4Une deuxième dichotomie est tout aussi rapidement réfutée par Adorno : celle qui, s’appuyant sur l’apparence, tend à isoler le matériau artistique de la réalité dont l’art, certes, s’est séparé, mais tout en recevant d’elle ses éléments constitutifs et ses formes, aussi métamorphosés soient-ils. Une tension toute particulière habite et anime l’art dans la mesure où ses formes visent la conciliation – une « synthèse non violente » – tandis qu’en négatif demeurent, dans leur constitution, les contradictions que l’art importe de la société dans laquelle il naît ; gaieté et gravité s’entrelacent de ce fait en lui (ainsi, au cœur même de l’allégresse mozartienne intervient si souvent le pincement qui la contrarie et nous bouleverse) et sans doute cette tension spécifique demeure-t-elle un critère spécifique qui sépare l’art de l’industrie du divertissement, quelles que soient les zones communes aux deux domaines et alors même que leurs frontières – ni rigides ni fixes – doivent être l’objet d’une réflexion attentive et constante, peut-être même aujourd’hui au cas par cas. Qu’une essence purement affirmative s’empare de ses processus et de ses formes, à un quelconque moment de son existence et, aussitôt, l’art – donnant raison au cours du monde et à l’instinct d’autoconservation qui le caractérise – se modifie en perdant sa tension, déchoit en seul produit culturel.

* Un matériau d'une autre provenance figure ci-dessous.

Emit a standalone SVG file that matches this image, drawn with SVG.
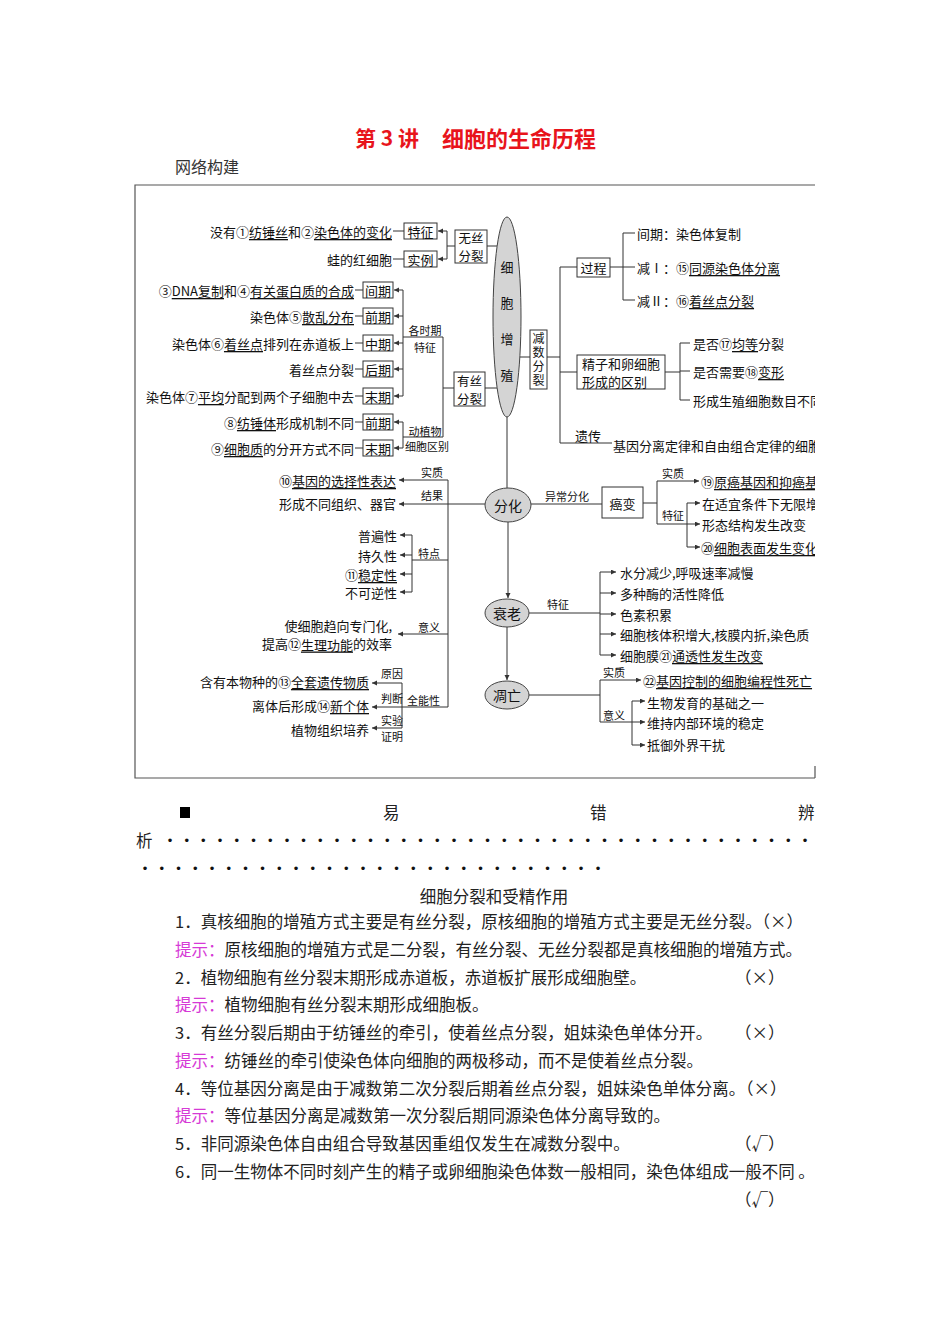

5Par ailleurs – c’est un autre caractère d’une pensée dialectique –, de telles catégories ne sauraient être pensées comme si elles étaient immobiles et éternelles ; gaieté et gravité font l’objet, dit Adorno, d’une dynamique historique. Il fait observer que la gaieté a joué, lors de ce processus, un rôle indiscutablement émancipateur dans l’histoire de l’art :
« Ce qui permet à l’art de se délivrer du mythe sombre et sans espoir, c’est essentiellement un processus, et non un choix fondamental immuable entre la gravité et la gaieté. Dans la gaieté de l’art, la subjectivité se perçoit et prend conscience d’elle-même. Par la gaieté elle se retire du nœud d’imbrications et se retrouve elle-même »1.
6Cette même dynamique historique conduit l’art moderne, pourtant, à se positionner autrement vis-à-vis de la gaieté ; la dimension d’une gaieté spontanée lui étant refusée, les raisons qui font que seul un art réfléchi demeure aujourd’hui possible sont à peine esquissées par Adorno dans ce bref texte, mais il est intéressant de les rappeler ; elles peuvent se résumer dans le fait que la réconciliation promise par la bourgeoisie lors de son essor ne s’est pas réalisée, dans le fait que les catastrophes de l’histoire récente – en premier lieu, Auschwitz – ont été possibles et le demeurent, mais aussi dans le fait que l’industrie culturelle et sa fonction idéologique ont en quelque sorte kidnappé cette dimension en l’ensorcelant.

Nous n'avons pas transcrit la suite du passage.